Friday

The Long Tail of Online Giving - Friday, April 6

The Long Tail of Online Giving
Bill Strathmann, Katya Andresen - Network for Good/Groundspring

liveblogging the session

The Long Tail is a term from Chris Anderson, editor of Wired.

Based on 80/20 rule. 20% of products provide 80% of sales. Also 50% of sales are driven by 1% of the products.

What new technology does is allow us to target the other 50% of sales. That's the Long Tail.

What does mean for the Nonprofit Sector?

Network for Good finds their donations reflect the long tail, almost to the percentage point.

At NFG, 50% of the donations go to the 1% of charities. The other half goes to the other 25,000 nonprofits on NFG.

Small to medium sized npos accord for 70% of giving via Network for Good. (under 5mil budget)

3 Rules for Working The Tail

  • Don't let your online presense be just a 'brick and mortar' site. (Look at blockbuster who was losing to Netflix, then incorporated netflix into the b&m model)
  • Go to where the people are, using the infinite variety of the internet.
  • Flip the funnel (Seth Godin): Tap into person-to-person fundraising, activism, conversations. New marketing is a dialogue or conversation.
New Model
  • Not about them coming to us
  • A new way to listen
  • A new way to engage: It's about user-driven content and an evolving conversation
Bill Says he likes these two quotes:
"If you build it, you are dumb"
"If you build it, they won't come" - Have to do more than just build it (obviously).

One thing you can do is join the conversation... what your keywords, tags, etc. Go where people are already talking about the issues. Start on Technorati.

Case Study:
1. Online Fundraising is growing
2. User-driven content is growing
3. Cult of celebrity continues....

Only 15% give because a celeb says so.
But 76% say they're influenced by friends and family.

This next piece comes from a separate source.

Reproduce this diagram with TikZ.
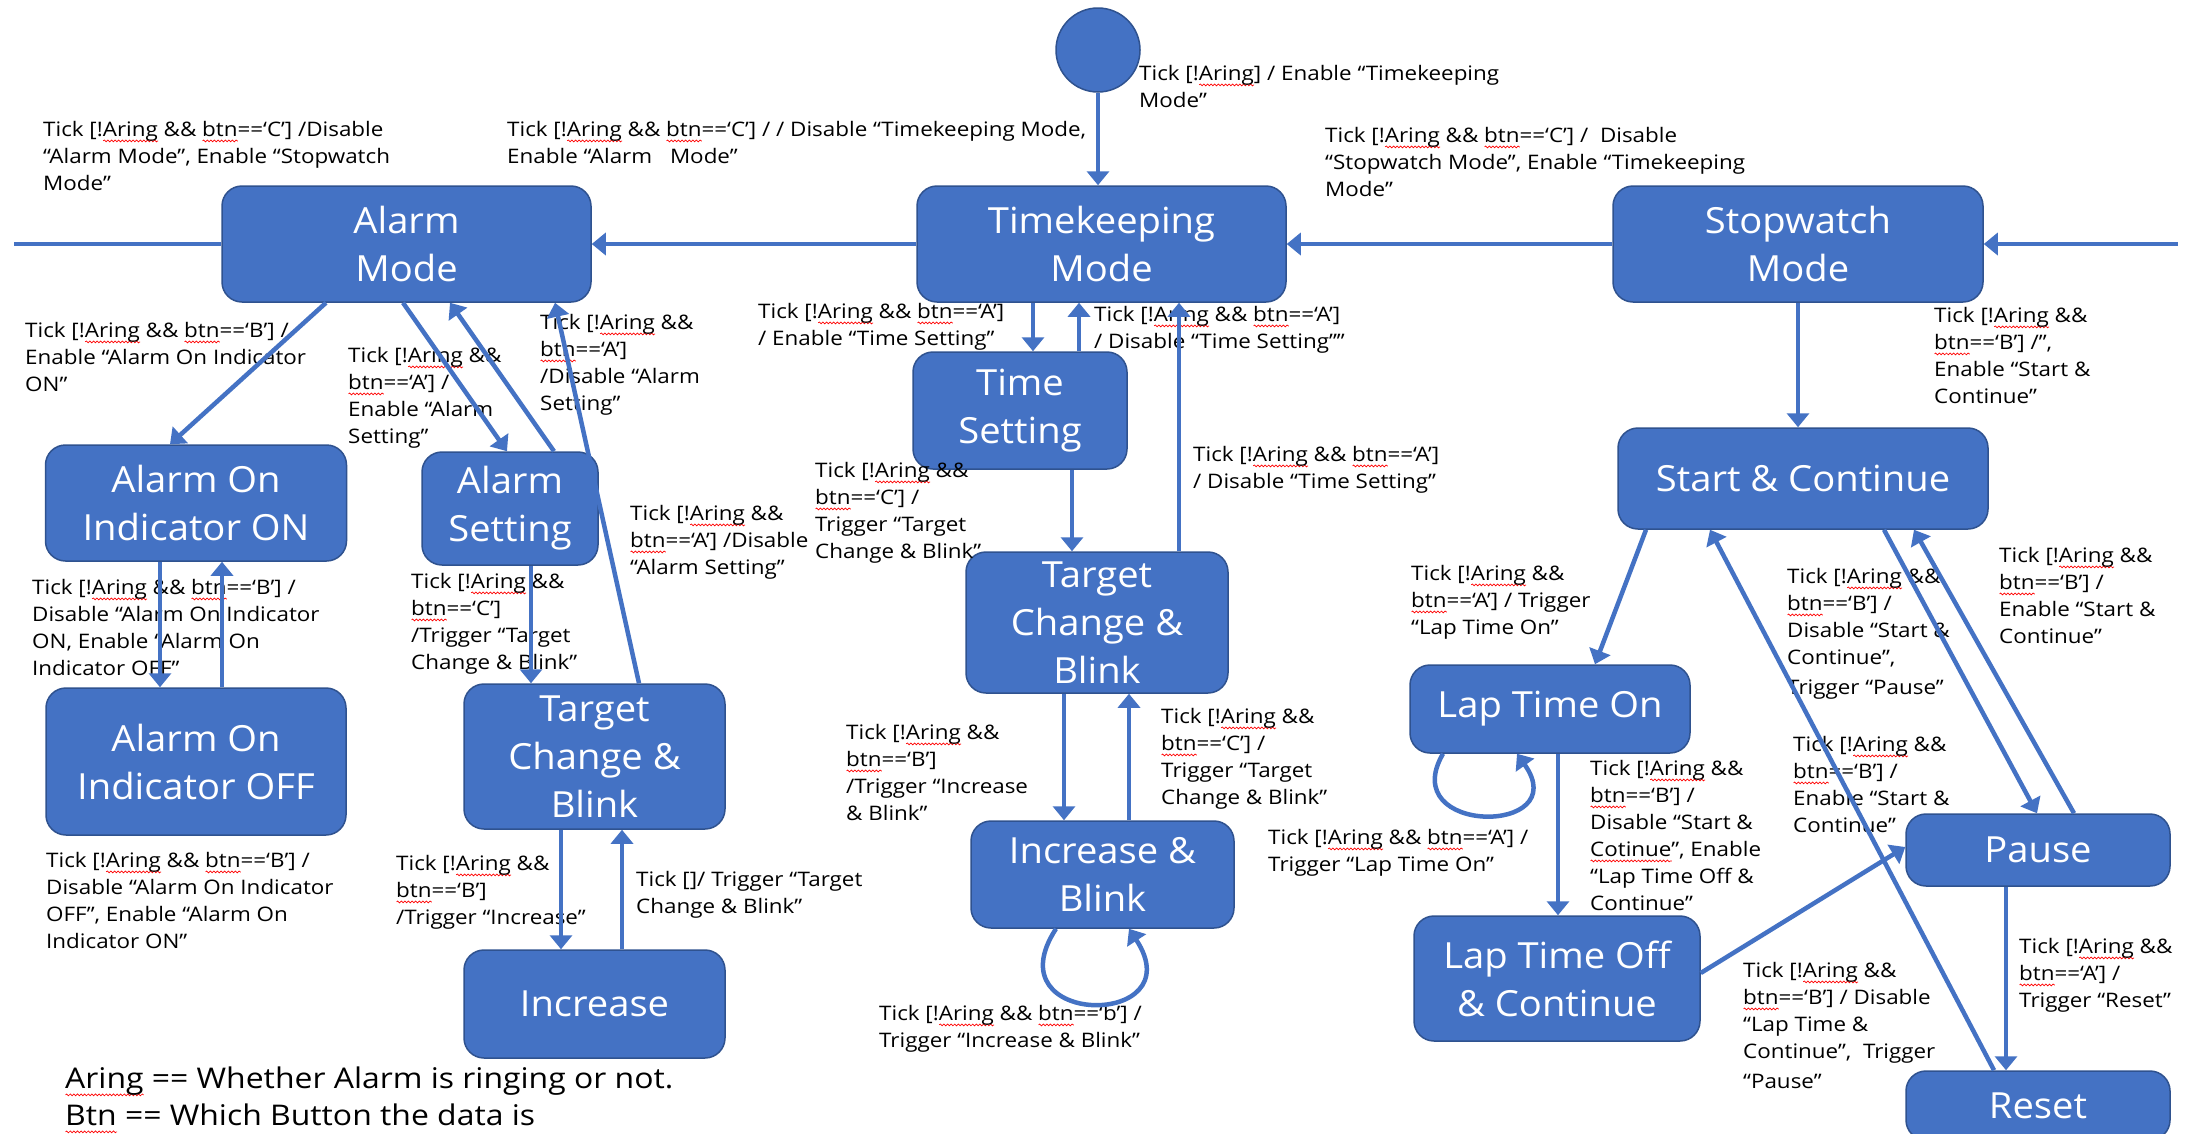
\documentclass[tikz,border=0pt]{standalone}
\usepackage{fontspec}
\setmainfont{Open Sans}[FakeStretch=1.12]
\newfontfamily\nodefont{Open Sans}[FakeStretch=1.06]
\usetikzlibrary{arrows.meta,calc,decorations.pathmorphing}
\definecolor{nblue}{HTML}{4472C4}
\definecolor{nedge}{HTML}{2F528F}
\tikzset{sqline/.style={draw=red, line width=0.7pt, decorate,
  decoration={snake, amplitude=0.9pt, segment length=3.6pt}}}
% red wavy underline (spell-check mark) under a word
\newlength\sqlen
\newcommand\sq[2][4.5pt]{\settowidth\sqlen{#2}\rlap{\smash{\tikz[baseline=0pt]\draw[sqline] (0pt,-#1) -- (\sqlen,-#1);}}#2}
\newcommand\wA{\sq{Aring}}
\newcommand\wB{\sq{btn}}
\begin{document}
\begin{tikzpicture}[x=1pt,y=-1pt,
  stbox/.style={rectangle, rounded corners=20pt, fill=nblue, draw=nedge, line width=1.5pt,
    text=white, align=center, inner sep=0pt, font=\nodefont\fontsize{36}{48}\selectfont},
  lbl/.style={anchor=north west, inner sep=0pt, align=left, text=black,
    font=\fontsize{20}{27}\selectfont},
  arr/.style={draw=nblue, line width=4.5pt, -{Triangle[length=14pt,width=22pt]}},
  ln/.style={draw=nblue, line width=4.5pt}]
\fill[white] (0,0) rectangle (2201,1133);
\useasboundingbox (0,0) rectangle (2201,1133);

% ---- states ----
\node[circle, fill=nblue, draw=nedge, line width=1.5pt, minimum size=84pt, inner sep=0pt] (init) at (1098,50) {};
\node[stbox, minimum width=369pt, minimum height=116pt] (am) at (406.5,244) {Alarm\\Mode};
\node[stbox, minimum width=369pt, minimum height=116pt] (tk) at (1101.5,244) {Timekeeping\\Mode};
\node[stbox, minimum width=370pt, minimum height=116pt] (sw) at (1798,244) {Stopwatch\\Mode};
\node[stbox, minimum width=301pt, minimum height=116pt] (aoi) at (196,503) {Alarm On\\Indicator ON};
\node[stbox, minimum width=176pt, minimum height=113pt] (as) at (510,508.5) {Alarm\\Setting};
\node[stbox, minimum width=300pt, minimum height=147pt] (aoff) at (196,761.5) {Alarm On\\Indicator OFF};
\node[stbox, minimum width=261pt, minimum height=145pt] (tcb1) at (594.5,756.5) {Target\\Change \&\\Blink};
\node[stbox, minimum width=261pt, minimum height=108pt] (inc) at (594.5,1004) {Increase};
\node[stbox, minimum width=214pt, minimum height=117pt] (ts) at (1020,410.5) {Time\\Setting};
\node[stbox, minimum width=262pt, minimum height=141pt] (tcb2) at (1097,622.5) {Target\\Change \&\\Blink};
\node[stbox, minimum width=263pt, minimum height=107pt] (ib) at (1102.5,874.5) {Increase \&\\Blink};
\node[stbox, minimum width=370pt, minimum height=101pt] (sc) at (1803,478.5) {Start \& Continue};
\node[stbox, minimum width=280pt, minimum height=88pt] (lon) at (1550,709) {Lap Time On};
\node[stbox, minimum width=286pt, minimum height=125pt] (loff) at (1557,978.5) {Lap Time Off\\\& Continue};
\node[stbox, minimum width=264pt, minimum height=72pt] (pause) at (2038,850) {Pause};
\node[stbox, minimum width=264pt, minimum height=69pt] (reset) at (2038,1105.5) {Reset};

% ---- transition labels ----
\node[lbl] (l1) at (1139,65) {Tick [!\wA] / Enable “Timekeeping\\Mode”};
\node[lbl] (l2) at (43,121) {Tick [!\wA{} \&\& \wB==‘C’] /Disable\\“Alarm Mode”, Enable “Stopwatch\\Mode”};
\node[lbl] (l3) at (507,121) {Tick [!\wA{} \&\& \wB==‘C’] / / Disable “Timekeeping Mode,\\Enable “Alarm\hspace{12pt} Mode”};
\node[lbl] (l4) at (1325,127) {Tick [!\wA{} \&\& \wB==‘C’] /\ \ Disable\\“Stopwatch Mode”, Enable “Timekeeping\\Mode”};
\node[lbl] (l5) at (25,322) {Tick [!\wA{} \&\& \wB==‘B’] /\\Enable “Alarm On Indicator\\ON”};
\node[lbl] (l6) at (348,347) {Tick [!\wA{} \&\&\\\wB==‘A’] /\\Enable “Alarm\\Setting”};
\node[lbl] (l7) at (540,314) {Tick [!\wA{} \&\&\\\wB==‘A’]\\/Disable “Alarm\\Setting”};
\node[lbl] (l8) at (32,579) {Tick [!\wA{} \&\& \wB==‘B’] /\\Disable “Alarm On Indicator\\ON, Enable “Alarm On\\Indicator OFF”};
\node[lbl] (l9) at (46,852) {Tick [!\wA{} \&\& \wB==‘B’] /\\Disable “Alarm On Indicator\\OFF”, Enable “Alarm On\\Indicator ON”};
\node[lbl] (l10) at (411,573) {Tick [!\wA{} \&\&\\\wB==‘C’]\\/Trigger “Target\\Change \& Blink”};
\node[lbl] (l11) at (396,855) {Tick [!\wA{} \&\&\\\wB==‘B’]\\/Trigger “Increase”};
\node[lbl] (l12) at (636,871) {Tick []/ Trigger “Target\\Change \& Blink”};
\node[lbl] (l13) at (630,505) {Tick [!\wA{} \&\&\\\wB==‘A’] /Disable\\“Alarm Setting”};
\node[lbl] (l14) at (758,303) {Tick [!\wA{} \&\& \wB==‘A’]\\/ Enable “Time Setting”};
\node[lbl] (l15) at (1094,306) {Tick [!\wA{} \&\& \wB==‘A’]\\/ Disable “Time Setting””};
\node[lbl] (l16) at (1193,446) {Tick [!\wA{} \&\& \wB==‘A’]\\/ Disable “Time Setting”};
\node[lbl] (l17) at (815,462) {Tick [!\wA{} \&\&\\\wB==‘C’] /\\Trigger “Target\\Change \& Blink”};
\node[lbl] (l18) at (846,724) {Tick [!\wA{} \&\&\\\wB==‘B’]\\/Trigger “Increase\\\& Blink”};
\node[lbl] (l19) at (1161,708) {Tick [!\wA{} \&\&\\\wB==‘C’] /\\Trigger “Target\\Change \& Blink”};
\node[lbl] (l20) at (879,1005) {Tick [!\wA{} \&\& \wB==‘b’] /\\Trigger “Increase \& Blink”};
\node[lbl] (l21) at (1934,307) {Tick [!\wA{} \&\&\\\wB==‘B’] /”,\\Enable “Start \&\\Continue”};
\node[lbl] (l22) at (1411,565) {Tick [!\wA{} \&\&\\\wB==‘A’] / Trigger\\“Lap Time On”};
\node[lbl] (l23) at (1268,829) {Tick [!\wA{} \&\& \wB==‘A’] /\\Trigger “Lap Time On”};
\node[lbl] (l24) at (1590,760) {Tick [!\wA{} \&\&\\\wB==‘B’] /\\Disable “Start \&\\\sq{Cotinue}”, Enable\\“Lap Time Off \&\\Continue”};
\node[lbl] (l25) at (1743,962) {Tick [!\wA{} \&\&\\\wB==‘B’] / Disable\\“Lap Time \&\\Continue”,\ \ Trigger\\[3pt]“Pause”};
\node[lbl] (l26) at (1787,568) {Tick [!\wA{} \&\&\\\wB==‘B’] /\\Disable “Start \&\\Continue”,\\[3pt]Trigger “Pause”};
\node[lbl] (l27) at (1999,547) {Tick [!\wA{} \&\&\\\wB==‘B’] /\\Enable “Start \&\\Continue”};
\node[lbl] (l28) at (1793,736) {Tick [!\wA{} \&\&\\\wB==‘B’] /\\Enable “Start \&\\Continue”};
\node[lbl] (l29) at (2019,938) {Tick [!\wA{} \&\&\\\wB==‘A’] /\\Trigger “Reset”};
\node[lbl, font=\fontsize{28.5}{37}\selectfont] (legend) at (65,1067)
  {\sq[6pt]{Aring} == Whether Alarm is ringing or not.\\\sq[6pt]{Btn} == Which Button the data is};

% ---- transitions ----
\coordinate (wl) at (14,244);
\coordinate (wr) at (2178,244);
\draw[arr] (init.south) -- (init.south |- tk.north);
\draw[ln] (wl) -- (am.west);
\draw[arr] (wr) -- (sw.east);
\draw[arr] (tk.west) -- (am.east);
\draw[arr] (sw.west) -- (tk.east);

\draw[arr] ([xshift=-80.5pt]am.south) -- ([xshift=-26pt]aoi.north);
\draw[arr] ([xshift=-3.5pt]am.south) -- ([xshift=-3pt]as.north);
\draw[arr] ([xshift=44pt]as.north) -- ([xshift=43.5pt]am.south);
\draw[arr] ([xshift=44.5pt]tcb1.north) -- ([xshift=148.5pt]am.south);
\draw[arr] ([xshift=-36pt]aoi.south) -- ([xshift=-36pt]aoi.south |- aoff.north);
\draw[arr] ([xshift=26pt]aoff.north) -- ([xshift=26pt]aoff.north |- aoi.south);
\draw[arr] ([xshift=21pt]as.south) -- ([xshift=21pt]as.south |- tcb1.north);
\draw[arr] ([xshift=-33.5pt]tcb1.south) -- ([xshift=-33.5pt]tcb1.south |- inc.north);
\draw[arr] ([xshift=27.5pt]inc.north) -- ([xshift=27.5pt]inc.north |- tcb1.south);

\draw[arr] ([xshift=-68.5pt]tk.south) -- ([xshift=-68.5pt]tk.south |- ts.north);
\draw[arr] ([xshift=59pt]ts.north) -- ([xshift=59pt]ts.north |- tk.south);
\draw[arr] ([xshift=82pt]tcb2.north) -- ([xshift=82pt]tcb2.north |- tk.south);
\draw[arr] ([xshift=52pt]ts.south) -- ([xshift=52pt]ts.south |- tcb2.north);
\draw[arr] ([xshift=-33pt]tcb2.south) -- ([xshift=-33pt]tcb2.south |- ib.north);
\draw[arr] ([xshift=26.5pt]ib.north) -- ([xshift=26.5pt]ib.north |- tcb2.south);
\draw[arr] ([xshift=-46.5pt]ib.south) .. controls ($(ib.south)+(-112,100)$) and ($(ib.south)+(92,100)$) .. ([xshift=26.5pt]ib.south);

\draw[arr] (sw.south) -- (sw.south |- sc.north);
\draw[arr] ([xshift=-157pt]sc.south) -- ([xshift=45pt]lon.north);
\draw[arr] ([xshift=-107pt]lon.south) .. controls ($(lon.south)+(-155,82)$) and ($(lon.south)+(25,82)$) .. ([xshift=-33pt]lon.south);
\draw[arr] ([xshift=8pt]lon.south) -- ([xshift=8pt]lon.south |- loff.north);
\draw[arr] ($(loff.east)+(0,-5.5)$) -- ($(pause.west)+(0,-3)$);
\draw[arr] ([xshift=-44pt]reset.north) -- ([xshift=-93pt]sc.south);
\draw[arr] ([xshift=81pt]sc.south) -- ([xshift=-1pt]pause.north);
\draw[arr] ([xshift=36pt]pause.north) -- ([xshift=111pt]sc.south);
\draw[arr] ([xshift=-32pt]pause.south) -- ([xshift=-32pt]pause.south |- reset.north);
\end{tikzpicture}
\end{document}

Kevin Bacon then calls NFG. Saw that Paul Newman was giving back when using his dressing. Then says 'what can I leverage the 'six degress of kevin bacon phenonamon', buys sixdegrees.org and then reach out to NFG.

The result 'Six Degrees' campaign. Over 50 celebs and over 4000 people being celebs for their own cause.

It worked in part because they set up a sense of urgency by adding a competition element to it with a matching grant.

First round of grants wrapped up on March 31st, but another grant competition will launch in a few weeks.

Lessons learned so far from SixDegrees.org:
  • What attracts is celebs; what motivates is personal
  • Contests are good, though they require management
  • Uber-activits like being more than ATMS
  • About 5% of donors might be uber-activists
  • They might be better at fundraising than we are
  • Social networks are complex; one widget does not serve all
  • Be prepared to help people; this is bleeding edge
Another Case Study:
How to do marketing online and off, really well
Feet First - feetfirst.info - Had no marketing budget. Decided to buy one chicken suit and some signage. When parading around asking "Why can't the chicken cross the road in Seattle? Because it's not a walkable community" Got kids involved who were already involved in the cause. Got all the news to cover.

Use the CRAM model - from book -
Connect - Connect with your donor base based on their own values. (connect to the feeling of being the parent of a child with a life-threatening illness)
Reward - Reward for doing something with you right away... Doesn't have to be a gift. Can be something like your name in lights on the website or a drawing of a villa with your name in it... etc. Give a badge they can put on their own site.